Quantity over quality DOES bother me - and I feel it stems from a British philistine* approach to taste and value. Look at food - generally, a restaurant/caff will get us tut-tutting with a small menu - even if the quality is top-hole (common sense should dictate the obvious fact that a smaller menu = greater proficiency in preparing said eats, but our common sense circuitry is wired differently) We like to get our money's worth (volume-wise) and have plenty to choose from; on the whole quality is secondary.

My perfect pub serves only Landlord on cask, with bottles of Kernal impy stout in the fridge (gasp) and Thornbridge Wild Swan on keg. Seabrooks salt and vinegar of course, plus a fire, a snug, a dog and eternal autumn rain outside. Sadly, I'm yet to find this pub, though it could be recreated sans dog/fire in my shed, at a pinch - though The Rising Shed has no cellar, alas.


*in the nicest possible way

PY said...

Well said, Ben Viveur. This idea that if you're not getting through your beer quick enough, simply reduce your choice and everything will be sorted is simplistic in the extreme and doesn't really show any kind of understanding as to how pubs attract customers.

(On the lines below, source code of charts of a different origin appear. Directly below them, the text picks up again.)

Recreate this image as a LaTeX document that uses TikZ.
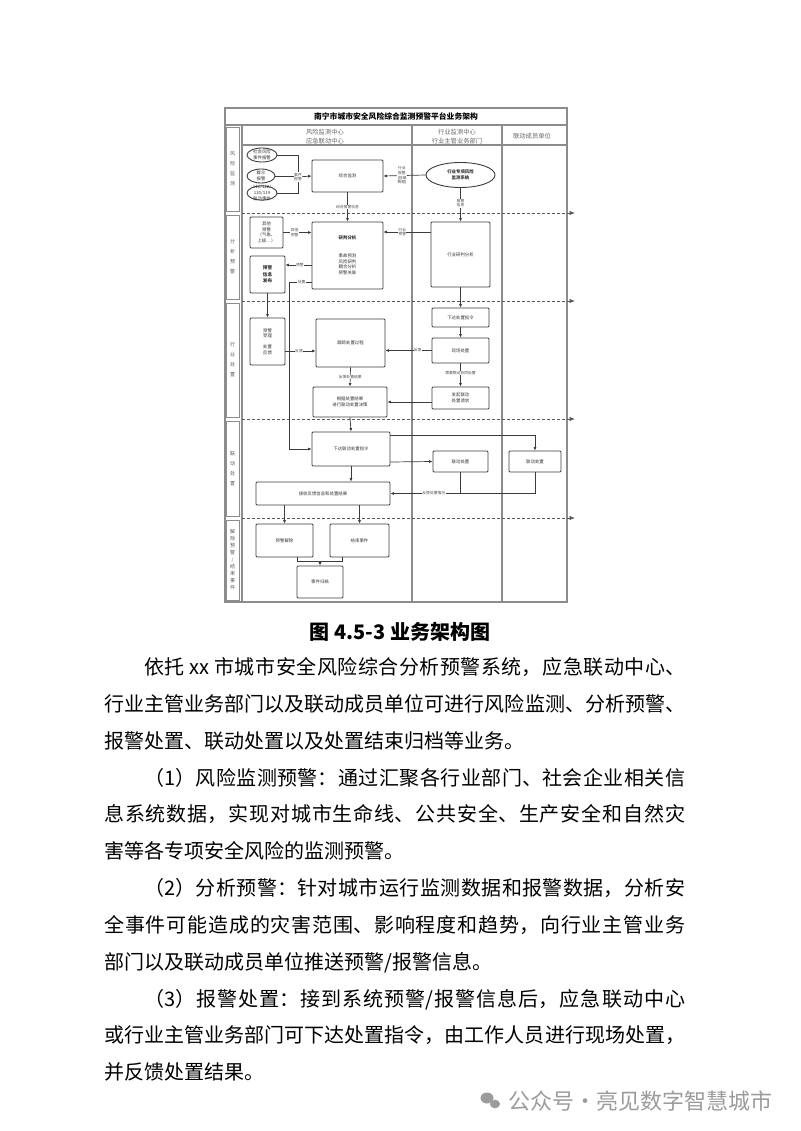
\documentclass[tikz,border=0pt]{standalone}
\usepackage{fontspec}
\setmainfont{Noto Sans CJK SC}
\XeTeXlinebreaklocale "zh"
\XeTeXlinebreakskip=0pt plus 3pt
\usepackage{xcolor}
\usepackage{tikz}
\usetikzlibrary{calc, shapes.geometric, arrows.meta, positioning}
\definecolor{lanegray}{RGB}{140,140,140}
\definecolor{boxdark}{RGB}{60,60,60}
\definecolor{wmgray}{RGB}{155,155,155}

\begin{document}
\begin{tikzpicture}[
        x=1pt, y=-1pt,
        box/.style = {draw=boxdark, rectangle, rounded corners=1pt, align=center, line width=0.9pt, inner sep=1pt, font=\fontsize{4.4}{5.6}\selectfont, text=black!80},
        keybox/.style = {box, font=\fontsize{4.6}{6.4}\selectfont\bfseries},
        ovalbox/.style = {box, ellipse, inner sep=-1pt},
        tag/.style = {fill=white, inner sep=0.4pt, align=center, font=\fontsize{3.8}{4.8}\selectfont, text=black!70},
        arrow/.style = {draw=boxdark, line width=0.7pt, -{Latex[length=3.4pt, width=3pt]}},
        link/.style = {draw=boxdark, line width=0.7pt},
        laneline/.style = {draw=lanegray, line width=1.3pt},
        rowsplit/.style = {draw=black!65, line width=0.8pt, dash pattern=on 3pt off 2pt, -{Latex[length=5.5pt, width=4.5pt]}},
        header/.style = {align=center, font=\fontsize{6.3}{8.6}\selectfont, text=black!60},
        rowlabel/.style = {draw=lanegray, line width=0.9pt, minimum width=13pt, align=center, inner sep=0pt, font=\fontsize{5}{10}\selectfont, text=black!65},
        bodytext/.style = {anchor=base west, inner sep=0pt, align=justify, text width=581pt, font=\fontsize{20}{36.8}\selectfont}
    ]
        \useasboundingbox (0,0) rectangle (800,1131);

        % Frame and lanes
        \draw [laneline] (225,108) rectangle (567,602);
        \draw [laneline] (225,125) -- (567,125);
        \draw [laneline] (242,145) -- (567,145);
        \draw [laneline] (242,125) -- (242,602);
        \draw [laneline] (412,125) -- (412,602);
        \draw [laneline] (502,125) -- (502,602);

        % Title and column headers
        \node (title) [font=\fontsize{7.8}{9}\selectfont\bfseries] at (396,116.5) {南宁市城市安全风险综合监测预警平台业务架构};
        \node (hdrcenter) [header] at (325,136.5) {风险监测中心\\应急联动中心};
        \node (hdrtrade) [header] at (457,136.5) {行业监测中心\\行业主管业务部门};
        \node (hdrmember) [header] at (532,136.5) {联动成员单位};

        % Row labels
        \node (rowmon) [rowlabel, minimum height=84pt] at (232.5,169) {风\\险\\监\\测};
        \node (rowana) [rowlabel, minimum height=84pt] at (232.5,257) {分\\析\\预\\警};
        \node (rowtrade) [rowlabel, minimum height=114pt] at (232.5,360) {行\\业\\处\\置};
        \node (rowlink) [rowlabel, minimum height=95pt] at (232.5,468.5) {联\\动\\处\\置};
        \node (rowend) [rowlabel, minimum height=80pt, font=\fontsize{5}{7}\selectfont] at (232.5,560) {解\\除\\预\\警\\/\\结\\束\\事\\件};

        % Row separators
        \draw [rowsplit] (242,213) -- (575,213);
        \draw [rowsplit] (242,301) -- (575,301);
        \draw [rowsplit] (242,419) -- (575,419);
        \draw [rowsplit] (242,518) -- (575,518);

        % Risk monitoring
        \node (social) [ovalbox, minimum width=30pt, minimum height=14pt] at (262,155) {社会风险\\事件报警};
        \node (crowd) [ovalbox, minimum width=28pt, minimum height=14pt] at (261,176) {群众\\报警};
        \node (hotline) [ovalbox, inner sep=-2.5pt, minimum width=30pt, minimum height=14pt] at (262,193) {110/122/\\120/119\\联动事件};
        \node (monitor) [box, minimum width=71pt, minimum height=32pt] at (347.5,176) {综合监测};
        \node (special) [ovalbox, minimum width=69pt, minimum height=25pt] at (460.5,175) {\bfseries 行业专项风险\\\bfseries 监测系统};
        \coordinate (join) at (298,177);

        % Analysis and early warning
        \node (other) [box, minimum width=33pt, minimum height=31pt] at (266.5,232.5) {其他\\预警\\（气象、\\上级…）};
        \node (judge) [box, minimum width=71pt, minimum height=67pt] at (347.5,255.5) {\textbf{研判分析}\\[12pt]事故预测\\风险研判\\耦合分析\\预警关联};
        \node (publish) [keybox, minimum width=35pt, minimum height=37pt] at (267.5,274.5) {预警\\信息\\发布};
        \node (tradejudge) [box, minimum width=59pt, minimum height=65pt] at (460.5,254.5) {行业研判分析};

        % Trade handling
        \node (accept) [box, minimum width=35pt, minimum height=47pt] at (267.5,341.5) {预警\\受理\\[5pt]处置\\反馈};
        \node (track) [box, minimum width=69pt, minimum height=48pt] at (350.5,343) {跟踪处置过程};
        \node (decide) [box, minimum width=74pt, minimum height=30pt] at (350,402) {根据处置结果\\进行联动处置决策};
        \node (order) [box, minimum width=57pt, minimum height=19pt] at (460.5,317.5) {下达处置指令};
        \node (onsite) [box, minimum width=57pt, minimum height=25pt] at (460.5,350.5) {现场处置};
        \node (request) [box, minimum width=57pt, minimum height=22pt] at (460.5,398) {发起联动\\处置请求};

        % Linked handling
        \node (linkorder) [box, minimum width=78pt, minimum height=34pt] at (351,449) {下达联动处置指令};
        \node (linktrade) [box, minimum width=55pt, minimum height=21pt] at (460.5,461.5) {联动处置};
        \node (linkmember) [box, minimum width=52pt, minimum height=21pt] at (535,461.5) {联动处置};
        \node (receive) [box, minimum width=134pt, minimum height=23pt] at (323,493.5) {接收反馈信息和处置结果};

        % Release and close
        \node (release) [box, minimum width=57pt, minimum height=33pt] at (284.5,540.5) {预警解除};
        \node (close) [box, minimum width=59pt, minimum height=33pt] at (359.5,540.5) {结束事件};
        \node (archive) [box, minimum width=46pt, minimum height=32pt] at (320,582) {事件归档};

        % Connections
        \draw [link] (social.east) -| (join);
        \draw [link] (hotline.east) -| (join);
        \draw [link] (crowd.east) -- (crowd.east -| join);
        \draw [arrow] (join) node [tag] {事件\\报警} -- (monitor.west);
        \draw [arrow] (special.west) -- node [tag, pos=0.56] {行业\\报警\\(前端\\数据)} (monitor.east);
        \draw [arrow] (monitor.south) -- node [tag] {综合报警信息} (judge.north);
        \draw [arrow] (special.south) -- node [tag, pos=0.45] {报警\\信息} (tradejudge.north);

        \draw [arrow] (other.east) -- node [tag, pos=0.4] {其他\\预警} (other.east -| judge.west);
        \draw [arrow] ($(judge.west)+(0,9.5)$) -- node [tag, pos=0.45] {预警} ($(publish.east)+(0,-9.5)$);
        \draw [arrow] ($(judge.west)+(0,26.5)$) -- node [tag, pos=0.45] {处置} ++(-22,0) |- (linkorder.west);
        \draw [arrow] ($(tradejudge.west)+(0,-22.5)$) -- node [tag, pos=0.6] {行业\\预警} ($(judge.east)+(0,-23.5)$);
        \draw [arrow] (publish.south) -- (accept.north);
        \draw [arrow] (tradejudge.south) -- (order.north);

        \draw [arrow] ($(accept.east)+(0,9.5)$) -- node [tag, pos=0.45] {反馈} ($(track.west)+(0,8)$);
        \draw [arrow] (onsite.west) -- node [tag, pos=0.3] {反馈} ($(track.east)+(0,7.5)$);
        \draw [arrow] (track.south) -- node [tag] {反馈处置结果} (decide.north);
        \draw [arrow] (order.south) -- (onsite.north);
        \draw [arrow] (onsite.south) -- node [tag, pos=0.4] {需要联动协同处置} (request.north);
        \draw [arrow] ($(request.west)+(0,4)$) -- (decide.east);

        \draw [arrow] (decide.south) -- (linkorder.north);
        \draw [arrow] ($(linkorder.east)+(0,-14)$) -| (linkmember.north);
        \draw [arrow] ($(linkorder.east)+(0,13)$) -- (linktrade.west);
        \draw [arrow] (linkorder.south) -- (linkorder.south |- receive.north);
        \draw [link] (linktrade.south) -- (linktrade.south |- receive.east);
        \draw [arrow] (linkmember.south) |- node [tag, pos=0.85] {反馈处置情况} (receive.east);

        \draw [arrow] (receive.south -| release.north) -- (release.north);
        \draw [arrow] (receive.south -| close.north) -- (close.north);
        \draw [link] ($(release.south)+(12.5,0)$) -- ++(0,4) -| ($(close.south)+(-17.5,0)$);
        \draw [arrow] ($(archive.north)+(0,-5)$) -- (archive.north);

        % Caption and text
        \node (caption) [font=\fontsize{20}{24}\selectfont\bfseries] at (400,632) {图 4.5-3 业务架构图};
        \node (para0) [bodytext] at (104,674.5) {\hspace*{2em}依托 xx 市城市安全风险综合分析预警系统，应急联动中心、\linebreak 行业主管业务部门以及联动成员单位可进行风险监测、分析预警、\linebreak 报警处置、联动处置以及处置结束归档等业务。};
        \node (para1) [bodytext] at (104,785) {\hspace*{2em}（1）风险监测预警：通过汇聚各行业部门、社会企业相关信\linebreak 息系统数据，实现对城市生命线、公共安全、生产安全和自然灾\linebreak 害等各专项安全风险的监测预警。};
        \node (para2) [bodytext] at (104,895.5) {\hspace*{2em}（2）分析预警：针对城市运行监测数据和报警数据，分析安\linebreak 全事件可能造成的灾害范围、影响程度和趋势，向行业主管业务\linebreak 部门以及联动成员单位推送预警/报警信息。};
        \node (para3) [bodytext] at (104,1006) {\hspace*{2em}（3）报警处置：接到系统预警/报警信息后，应急联动中心\linebreak 或行业主管业务部门可下达处置指令，由工作人员进行现场处置，\linebreak 并反馈处置结果。};

        % Watermark
        \fill [wmgray] (487,1098) ellipse (6.5 and 5.5);
        \fill [wmgray] (495,1104) ellipse (5 and 4.3);
        \node (wmark) [anchor=east, text=wmgray, font=\fontsize{22}{26}\selectfont] at (776,1101) {公众号·亮见数字智慧城市};

    \end{tikzpicture}
\end{document}
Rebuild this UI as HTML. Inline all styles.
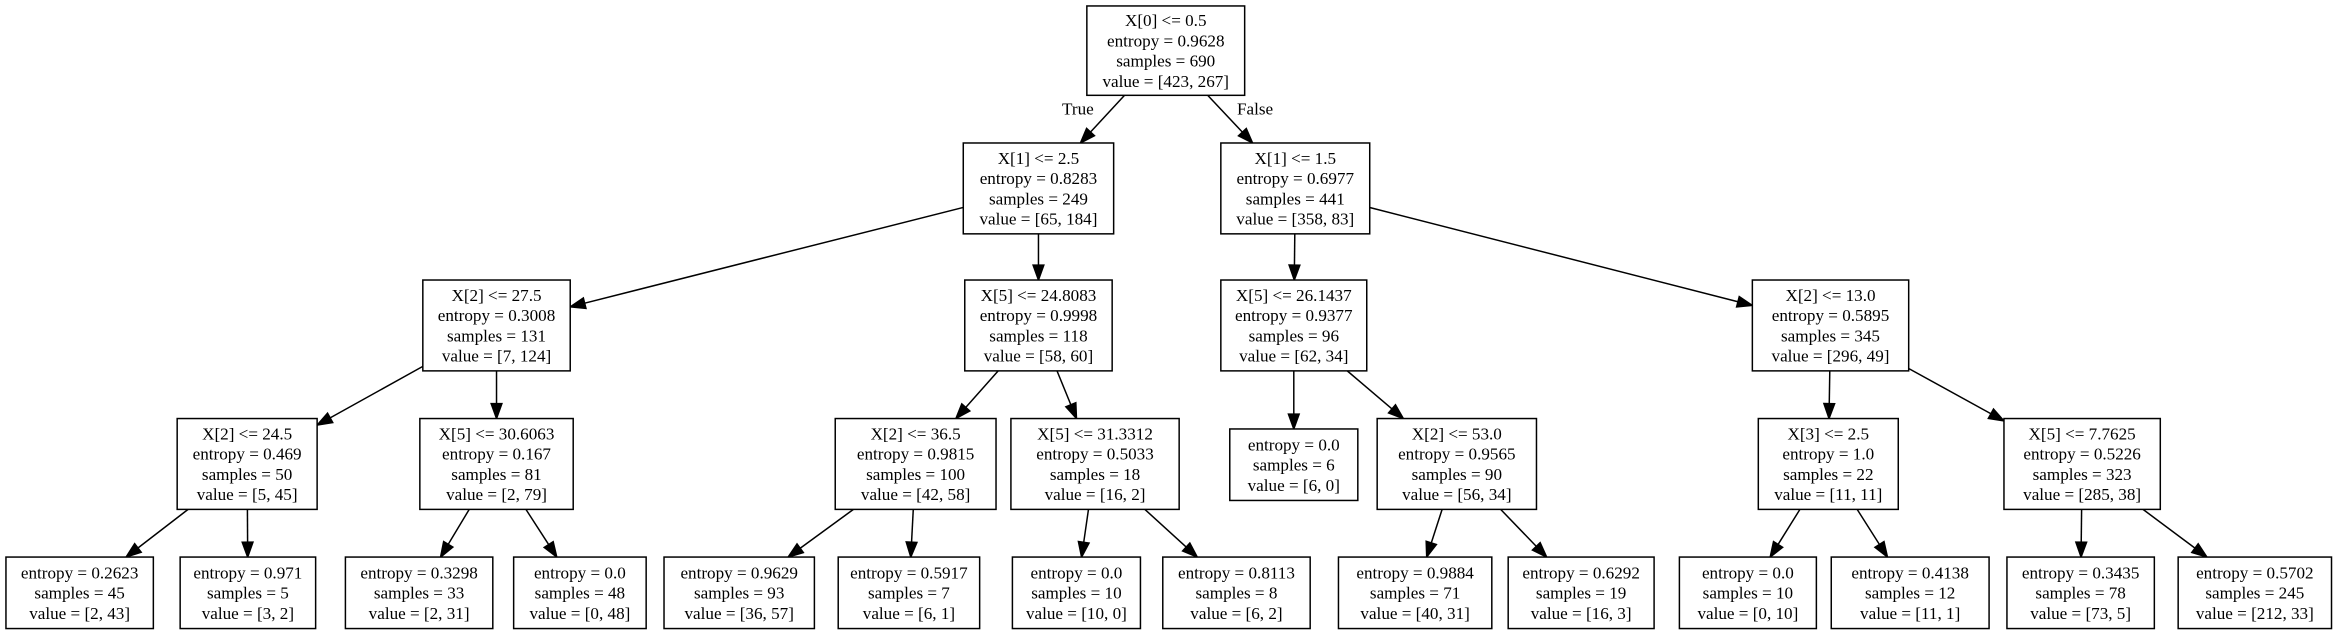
<!DOCTYPE html>
<html><head><meta charset="utf-8"><style>
html,body{margin:0;padding:0;background:#fff;width:2333px;height:636px;overflow:hidden}
svg{display:block}
text{font-family:"Liberation Serif",serif;font-size:11.5px;fill:#000}
</style></head><body>
<svg id="s" width="2333" height="636" viewBox="0 0 1567 427" preserveAspectRatio="none" xmlns="http://www.w3.org/2000/svg"></svg>
<script>
var N={
r:[730,836,4,64,["X[0] <= 0.5","entropy = 0.9628","samples = 690","value = [423, 267]"]],
a:[647,748,96,157,["X[1] <= 2.5","entropy = 0.8283","samples = 249","value = [65, 184]"]],
b:[820,920,96,157,["X[1] <= 1.5","entropy = 0.6977","samples = 441","value = [358, 83]"]],
a1:[284,383,188,249,["X[2] <= 27.5","entropy = 0.3008","samples = 131","value = [7, 124]"]],
a2:[648,747,188,249,["X[5] <= 24.8083","entropy = 0.9998","samples = 118","value = [58, 60]"]],
b1:[820,918,188,249,["X[5] <= 26.1437","entropy = 0.9377","samples = 96","value = [62, 34]"]],
b2:[1177,1282,188,249,["X[2] <= 13.0","entropy = 0.5895","samples = 345","value = [296, 49]"]],
c1:[119,213,281,342,["X[2] <= 24.5","entropy = 0.469","samples = 50","value = [5, 45]"]],
c2:[282,385,281,342,["X[5] <= 30.6063","entropy = 0.167","samples = 81","value = [2, 79]"]],
c3:[561,669,281,342,["X[2] <= 36.5","entropy = 0.9815","samples = 100","value = [42, 58]"]],
c4:[679,792,281,342,["X[5] <= 31.3312","entropy = 0.5033","samples = 18","value = [16, 2]"]],
c5:[826,912,288,336,["entropy = 0.0","samples = 6","value = [6, 0]"]],
c6:[925,1032,281,342,["X[2] <= 53.0","entropy = 0.9565","samples = 90","value = [56, 34]"]],
c7:[1181,1275,281,342,["X[3] <= 2.5","entropy = 1.0","samples = 22","value = [11, 11]"]],
c8:[1346,1451,281,342,["X[5] <= 7.7625","entropy = 0.5226","samples = 323","value = [285, 38]"]],
d1:[4,103,374,422,["entropy = 0.2623","samples = 45","value = [2, 43]"]],
d2:[121,212,374,422,["entropy = 0.971","samples = 5","value = [3, 2]"]],
d3:[232,331,374,422,["entropy = 0.3298","samples = 33","value = [2, 31]"]],
d4:[345,434,374,422,["entropy = 0.0","samples = 48","value = [0, 48]"]],
d5:[446,547,374,422,["entropy = 0.9629","samples = 93","value = [36, 57]"]],
d6:[563,658,374,422,["entropy = 0.5917","samples = 7","value = [6, 1]"]],
d7:[680,766,374,422,["entropy = 0.0","samples = 10","value = [10, 0]"]],
d8:[781,880,374,422,["entropy = 0.8113","samples = 8","value = [6, 2]"]],
d9:[899,1002,374,422,["entropy = 0.9884","samples = 71","value = [40, 31]"]],
d10:[1013,1111,374,422,["entropy = 0.6292","samples = 19","value = [16, 3]"]],
d11:[1128,1220,374,422,["entropy = 0.0","samples = 10","value = [0, 10]"]],
d12:[1230,1336,374,422,["entropy = 0.4138","samples = 12","value = [11, 1]"]],
d13:[1348,1447,374,422,["entropy = 0.3435","samples = 78","value = [73, 5]"]],
d14:[1463,1566,374,422,["entropy = 0.5702","samples = 245","value = [212, 33]"]]
};
var E=[["r","a"],["r","b"],["a","a1"],["a","a2"],["b","b1"],["b","b2"],["a1","c1"],["a1","c2"],["a2","c3"],["a2","c4"],["b1","c5"],["b1","c6"],["b2","c7"],["b2","c8"],
["c1","d1"],["c1","d2"],["c2","d3"],["c2","d4"],["c3","d5"],["c3","d6"],["c4","d7"],["c4","d8"],["c6","d9"],["c6","d10"],["c7","d11"],["c7","d12"],["c8","d13"],["c8","d14"]];
var h="";
function ctr(n){return [(n[0]+n[1])/2,(n[2]+n[3])/2];}
function clip(n,dx,dy){var hw=(n[1]-n[0])/2,hh=(n[3]-n[2])/2;var tx=dx?hw/Math.abs(dx):1e9,ty=dy?hh/Math.abs(dy):1e9;return Math.min(tx,ty);}
E.forEach(function(e){var p=N[e[0]],c=N[e[1]];var P=ctr(p),C=ctr(c);var dx=C[0]-P[0],dy=C[1]-P[1];
var t1=clip(p,dx,dy),t2=clip(c,dx,dy);var x1=P[0]+dx*t1,y1=P[1]+dy*t1,x2=C[0]-dx*t2,y2=C[1]-dy*t2;
var L=Math.hypot(x2-x1,y2-y1),ux=(x2-x1)/L,uy=(y2-y1)/L;var al=10,aw=3.6;var bx=x2-ux*al,by=y2-uy*al;
h+='<line x1="'+x1+'" y1="'+y1+'" x2="'+bx+'" y2="'+by+'" stroke="#000" stroke-width="1"/>';
h+='<polygon points="'+x2+','+y2+' '+(bx-uy*aw)+','+(by+ux*aw)+' '+(bx+uy*aw)+','+(by-ux*aw)+'" fill="#000" stroke="#000" stroke-width="1"/>';});
for(var k in N){var n=N[k];h+='<rect x="'+n[0]+'" y="'+n[2]+'" width="'+(n[1]-n[0])+'" height="'+(n[3]-n[2])+'" fill="#fff" stroke="#000" stroke-width="1"/>';
var L=n[4],cy=(n[2]+n[3])/2,cx=(n[0]+n[1])/2,sp=13.6;
L.forEach(function(s,i){var y=cy+(i-(L.length-1)/2)*sp+3.9;h+='<text x="'+cx+'" y="'+y+'" text-anchor="middle">'+s.replace(/</g,"&lt;")+'</text>';});}
h+='<text x="724" y="77" text-anchor="middle">True</text><text x="843" y="77" text-anchor="middle">False</text>';
document.getElementById("s").innerHTML=h;
</script>
</body></html>
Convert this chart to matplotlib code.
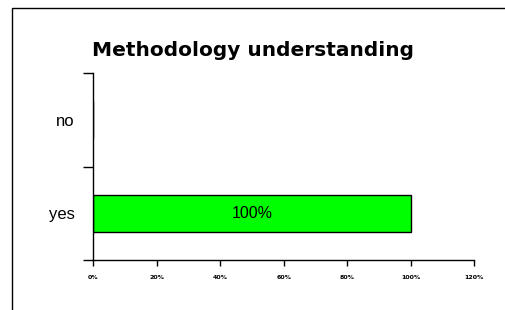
import matplotlib
matplotlib.use("Agg")
import matplotlib.pyplot as plt
from matplotlib.patches import Rectangle

categories = ["yes", "no"]
values = [100, 0]
bar_labels = ["100%", ""]
x_ticks = [0, 20, 40, 60, 80, 100, 120]
x_tick_labels = ["0%", "20%", "40%", "60%", "80%", "100%", "120%"]
title = "Methodology understanding"

fig = plt.figure(figsize=(5.06, 3.10), dpi=100)
fig.patches.append(Rectangle((12/506, -0.1), 1.2, 1 - 8/310 + 0.1, transform=fig.transFigure,
                             fill=False, edgecolor="black", linewidth=1.0))
ax = fig.add_axes([93/506, 1 - 260/310, (474.5 - 93)/506, (260 - 73)/310])

pos = list(range(len(categories)))
bars = ax.barh(pos, values, height=0.4, color="#00ff00", edgecolor="black", linewidth=1.0)
for p, v, lab in zip(pos, values, bar_labels):
    if lab:
        ax.text(v / 2, p, lab, ha="center", va="center", fontsize=11.5,
                family="Liberation Sans", color="black")

ax.set_xlim(0, 120)
ax.set_ylim(-0.5, len(categories) - 0.5)
ax.set_xticks(x_ticks)
ax.set_xticklabels(x_tick_labels, fontsize=4.5, fontweight="bold")
ax.set_yticks([-0.5, 0.5, 1.5])
ax.set_yticklabels([])
ax.set_yticks(pos, minor=True)
ax.set_yticklabels(categories, minor=True, fontsize=12, family="Liberation Sans")
ax.tick_params(axis="y", which="minor", length=0, pad=13)
ax.tick_params(axis="y", which="major", length=7, width=1.0, direction="out")
ax.tick_params(axis="x", length=4, width=1.0, direction="out", pad=7)
for s in ["top", "right"]:
    ax.spines[s].set_visible(False)
for s in ["left", "bottom"]:
    ax.spines[s].set_linewidth(1.0)

fig.text(253/506, 1 - 51/310, title, ha="center", va="center", fontsize=14.5, fontweight="bold")

fig.savefig("out.png", dpi=100)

Specialist cask beer houses with multiple pumps have clearly made a business plan out of attracting cask beer enthusiasts and get through their beer quickly, and the result is consistent high quality. There are enough pubs like this around that we all must have been in a few.

Pubs that for whatever reason are unable to attract enough beer enthusiasts to put on a decent choice (3-4 pumps) of cask ale without compromising on quality would be better off not offering any cask ale at all, frankly. This is the bit CAMRA bods don't like because they think every pub should offer cask ale, no matter how marginal the demand. Just put a some bottles of local ale in the fridge, at least they don't go off in 4 days.

Tandleman said...

I don't think the case of specialist real ale pubs is what I was referring to. Also your second sentence isn't what I said.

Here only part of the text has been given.